Each line of the listing must be transcribed exactly, except for the images, which should be excluded.

□ □ □ □ □ □ □

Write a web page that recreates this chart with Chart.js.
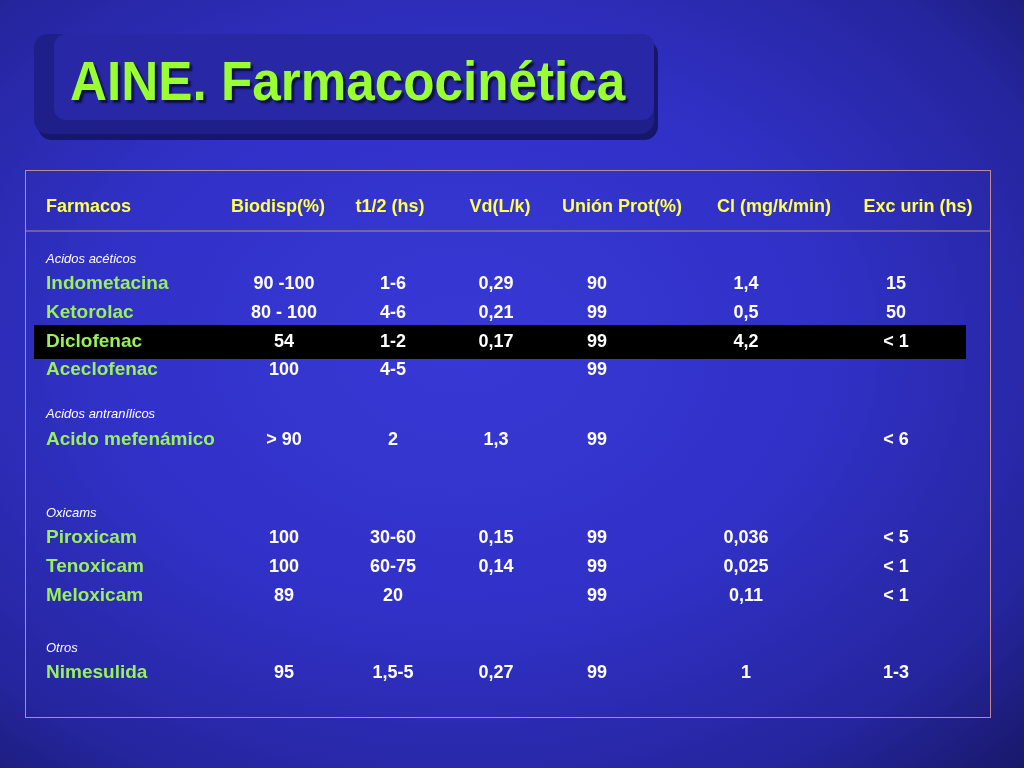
<!DOCTYPE html>
<html>
<head>
<meta charset="utf-8">
<script src="https://cdn.jsdelivr.net/npm/chart.js@4"></script>
<style>
  html, body { margin: 0; padding: 0; }
  body {
    width: 1024px; height: 768px; overflow: hidden; position: relative;
    background: radial-gradient(ellipse at 45% 45%, #3838d6 0%, #3131c8 45%, #25259e 80%, #18186a 100%);
    font-family: "Liberation Sans", Arial, sans-serif;
  }
  .titlebox {
    position: absolute; left: 34px; top: 34px; width: 620px; height: 100px;
    background: #1f1f8a; border-radius: 14px;
    box-shadow: 4px 6px 0 #16166a;
  }
  .titlebox .inner {
    position: absolute; left: 20px; top: 0; right: 0; bottom: 14px;
    background: #2828a6; border-radius: 12px;
  }
  .title {
    position: absolute; left: 70px; top: 48px; margin: 0;
    font: bold 56px "Liberation Sans", Arial, sans-serif; color: #99ff33;
    text-shadow: 3px 3px 2px #101040;
    transform: scaleX(0.915); transform-origin: left top;
  }
  .table {
    position: absolute; left: 25px; top: 170px; width: 964px; height: 546px;
    border: 1px solid #c08890;
  }
  canvas { position: absolute; left: 0; top: 0; }
</style>
</head>
<body>
<div class="titlebox"><div class="inner"></div></div>
<h1 class="title">AINE. Farmacocinética</h1>
<div class="table"><canvas id="c" width="964" height="546"></canvas></div>
<script>
// Table contents
const headers = ['Farmacos', 'Biodisp(%)', 't1/2 (hs)', 'Vd(L/k)', 'Unión Prot(%)', 'Cl (mg/k/min)', 'Exc urin (hs)'];
const groups = ['Acidos acéticos', 'Acidos antranílicos', 'Oxicams', 'Otros'];
const drugs = [
  ['Indometacina', 0], ['Ketorolac', 0], ['Diclofenac', 0], ['Aceclofenac', 0],
  ['Acido mefenámico', 1],
  ['Piroxicam', 2], ['Tenoxicam', 2], ['Meloxicam', 2],
  ['Nimesulida', 3]
];
const biodisp = ['90 -100', '80 - 100', '54', '100', '> 90', '100', '100', '89', '95'];
const halfLife = ['1-6', '4-6', '1-2', '4-5', '2', '30-60', '60-75', '20', '1,5-5'];
const vd = ['0,29', '0,21', '0,17', '', '1,3', '0,15', '0,14', '', '0,27'];
const protein = ['90', '99', '99', '99', '99', '99', '99', '99', '99'];
const clearance = ['1,4', '0,5', '4,2', '', '', '0,036', '0,025', '0,11', '1'];
const urinary = ['15', '50', '< 1', '', '< 6', '< 5', '< 1', '< 1', '1-3'];
const highlighted = 'Diclofenac';

// layout (pixels inside the table box)
const headerX = [20, 252, 364, 474, 596, 748, 892];
const colX = [20, 258, 367, 470, 571, 720, 870];
const groupY = [88, 243, 342, 477];
const drugY = [113, 142, 171, 199, 269, 367, 396, 425, 502];

const cols = [biodisp, halfLife, vd, protein, clearance, urinary];
const points = [];
headers.forEach((h, i) => points.push({ x: headerX[i], y: 36, text: h, kind: 'header', align: i ? 'center' : 'left' }));
groups.forEach((g, i) => points.push({ x: colX[0], y: groupY[i], text: g, kind: 'group', align: 'left' }));
drugs.forEach(([name], r) => {
  points.push({ x: colX[0], y: drugY[r], text: name, kind: 'name', align: 'left' });
  cols.forEach((c, j) => points.push({ x: colX[j + 1], y: drugY[r], text: c[r], kind: 'value', align: 'center' }));
});

const fonts = {
  header: 'bold 18px "Liberation Sans", Arial, sans-serif',
  group: 'italic 13px "Liberation Sans", Arial, sans-serif',
  name: 'bold 19px "Liberation Sans", Arial, sans-serif',
  value: 'bold 18px "Liberation Sans", Arial, sans-serif'
};
const colors = { header: '#ffff55', group: '#ffffff', name: '#99f05a', value: '#ffffff' };

const cellText = {
  id: 'cellText',
  beforeDatasetsDraw(chart) {
    const { ctx, scales: { x, y } } = chart;
    ctx.save();
    // header rule
    ctx.strokeStyle = '#c08890';
    ctx.lineWidth = 1;
    ctx.beginPath();
    ctx.moveTo(x.getPixelForValue(0), y.getPixelForValue(60));
    ctx.lineTo(x.getPixelForValue(964), y.getPixelForValue(60));
    ctx.stroke();
    // highlighted row bar
    const hr = drugY[drugs.findIndex(d => d[0] === highlighted)];
    ctx.fillStyle = '#000000';
    const top = y.getPixelForValue(hr - 17), bot = y.getPixelForValue(hr + 17);
    ctx.fillRect(x.getPixelForValue(8), top, x.getPixelForValue(940) - x.getPixelForValue(8), bot - top);
    ctx.restore();
  },
  afterDatasetsDraw(chart) {
    const { ctx, scales: { x, y } } = chart;
    ctx.save();
    ctx.textBaseline = 'middle';
    chart.data.datasets[0].data.forEach(p => {
      if (!p.text) return;
      ctx.font = fonts[p.kind];
      ctx.fillStyle = colors[p.kind];
      ctx.textAlign = p.align;
      ctx.fillText(p.text, x.getPixelForValue(p.x), y.getPixelForValue(p.y));
    });
    ctx.restore();
  }
};

new Chart(document.getElementById('c').getContext('2d'), {
  type: 'scatter',
  data: { datasets: [{ data: points, pointRadius: 0 }] },
  options: {
    responsive: false,
    animation: false,
    layout: { padding: 0 },
    plugins: { legend: { display: false }, tooltip: { enabled: false } },
    scales: {
      x: { type: 'linear', min: 0, max: 964, display: false },
      y: { type: 'linear', min: 0, max: 546, reverse: true, display: false }
    }
  },
  plugins: [cellText]
});
</script>
</body>
</html>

□ □ □ □ □ □ □

- RESPONSE TO THE TASK -
Write a web page that recreates this chart with Chart.js.
<!DOCTYPE html>
<html>
<head>
<meta charset="utf-8">
<script src="https://cdn.jsdelivr.net/npm/chart.js@4"></script>
<style>
  html, body { margin: 0; padding: 0; }
  body {
    width: 1024px; height: 768px; overflow: hidden; position: relative;
    background: radial-gradient(ellipse at 45% 45%, #3838d6 0%, #3131c8 45%, #25259e 80%, #18186a 100%);
    font-family: "Liberation Sans", Arial, sans-serif;
  }
  .titlebox {
    position: absolute; left: 34px; top: 34px; width: 620px; height: 100px;
    background: #1f1f8a; border-radius: 14px;
    box-shadow: 4px 6px 0 #16166a;
  }
  .titlebox .inner {
    position: absolute; left: 20px; top: 0; right: 0; bottom: 14px;
    background: #2828a6; border-radius: 12px;
  }
  .title {
    position: absolute; left: 70px; top: 48px; margin: 0;
    font: bold 56px "Liberation Sans", Arial, sans-serif; color: #99ff33;
    text-shadow: 3px 3px 2px #101040;
    transform: scaleX(0.915); transform-origin: left top;
  }
  .table {
    position: absolute; left: 25px; top: 170px; width: 964px; height: 546px;
    border: 1px solid #c08890;
  }
  canvas { position: absolute; left: 0; top: 0; }
</style>
</head>
<body>
<div class="titlebox"><div class="inner"></div></div>
<h1 class="title">AINE. Farmacocinética</h1>
<div class="table"><canvas id="c" width="964" height="546"></canvas></div>
<script>
// Table contents
const headers = ['Farmacos', 'Biodisp(%)', 't1/2 (hs)', 'Vd(L/k)', 'Unión Prot(%)', 'Cl (mg/k/min)', 'Exc urin (hs)'];
const groups = ['Acidos acéticos', 'Acidos antranílicos', 'Oxicams', 'Otros'];
const drugs = [
  ['Indometacina', 0], ['Ketorolac', 0], ['Diclofenac', 0], ['Aceclofenac', 0],
  ['Acido mefenámico', 1],
  ['Piroxicam', 2], ['Tenoxicam', 2], ['Meloxicam', 2],
  ['Nimesulida', 3]
];
const biodisp = ['90 -100', '80 - 100', '54', '100', '> 90', '100', '100', '89', '95'];
const halfLife = ['1-6', '4-6', '1-2', '4-5', '2', '30-60', '60-75', '20', '1,5-5'];
const vd = ['0,29', '0,21', '0,17', '', '1,3', '0,15', '0,14', '', '0,27'];
const protein = ['90', '99', '99', '99', '99', '99', '99', '99', '99'];
const clearance = ['1,4', '0,5', '4,2', '', '', '0,036', '0,025', '0,11', '1'];
const urinary = ['15', '50', '< 1', '', '< 6', '< 5', '< 1', '< 1', '1-3'];
const highlighted = 'Diclofenac';

// layout (pixels inside the table box)
const headerX = [20, 252, 364, 474, 596, 748, 892];
const colX = [20, 258, 367, 470, 571, 720, 870];
const groupY = [88, 243, 342, 477];
const drugY = [113, 142, 171, 199, 269, 367, 396, 425, 502];

const cols = [biodisp, halfLife, vd, protein, clearance, urinary];
const points = [];
headers.forEach((h, i) => points.push({ x: headerX[i], y: 36, text: h, kind: 'header', align: i ? 'center' : 'left' }));
groups.forEach((g, i) => points.push({ x: colX[0], y: groupY[i], text: g, kind: 'group', align: 'left' }));
drugs.forEach(([name], r) => {
  points.push({ x: colX[0], y: drugY[r], text: name, kind: 'name', align: 'left' });
  cols.forEach((c, j) => points.push({ x: colX[j + 1], y: drugY[r], text: c[r], kind: 'value', align: 'center' }));
});

const fonts = {
  header: 'bold 18px "Liberation Sans", Arial, sans-serif',
  group: 'italic 13px "Liberation Sans", Arial, sans-serif',
  name: 'bold 19px "Liberation Sans", Arial, sans-serif',
  value: 'bold 18px "Liberation Sans", Arial, sans-serif'
};
const colors = { header: '#ffff55', group: '#ffffff', name: '#99f05a', value: '#ffffff' };

const cellText = {
  id: 'cellText',
  beforeDatasetsDraw(chart) {
    const { ctx, scales: { x, y } } = chart;
    ctx.save();
    // header rule
    ctx.strokeStyle = '#c08890';
    ctx.lineWidth = 1;
    ctx.beginPath();
    ctx.moveTo(x.getPixelForValue(0), y.getPixelForValue(60));
    ctx.lineTo(x.getPixelForValue(964), y.getPixelForValue(60));
    ctx.stroke();
    // highlighted row bar
    const hr = drugY[drugs.findIndex(d => d[0] === highlighted)];
    ctx.fillStyle = '#000000';
    const top = y.getPixelForValue(hr - 17), bot = y.getPixelForValue(hr + 17);
    ctx.fillRect(x.getPixelForValue(8), top, x.getPixelForValue(940) - x.getPixelForValue(8), bot - top);
    ctx.restore();
  },
  afterDatasetsDraw(chart) {
    const { ctx, scales: { x, y } } = chart;
    ctx.save();
    ctx.textBaseline = 'middle';
    chart.data.datasets[0].data.forEach(p => {
      if (!p.text) return;
      ctx.font = fonts[p.kind];
      ctx.fillStyle = colors[p.kind];
      ctx.textAlign = p.align;
      ctx.fillText(p.text, x.getPixelForValue(p.x), y.getPixelForValue(p.y));
    });
    ctx.restore();
  }
};

new Chart(document.getElementById('c').getContext('2d'), {
  type: 'scatter',
  data: { datasets: [{ data: points, pointRadius: 0 }] },
  options: {
    responsive: false,
    animation: false,
    layout: { padding: 0 },
    plugins: { legend: { display: false }, tooltip: { enabled: false } },
    scales: {
      x: { type: 'linear', min: 0, max: 964, display: false },
      y: { type: 'linear', min: 0, max: 546, reverse: true, display: false }
    }
  },
  plugins: [cellText]
});
</script>
</body>
</html>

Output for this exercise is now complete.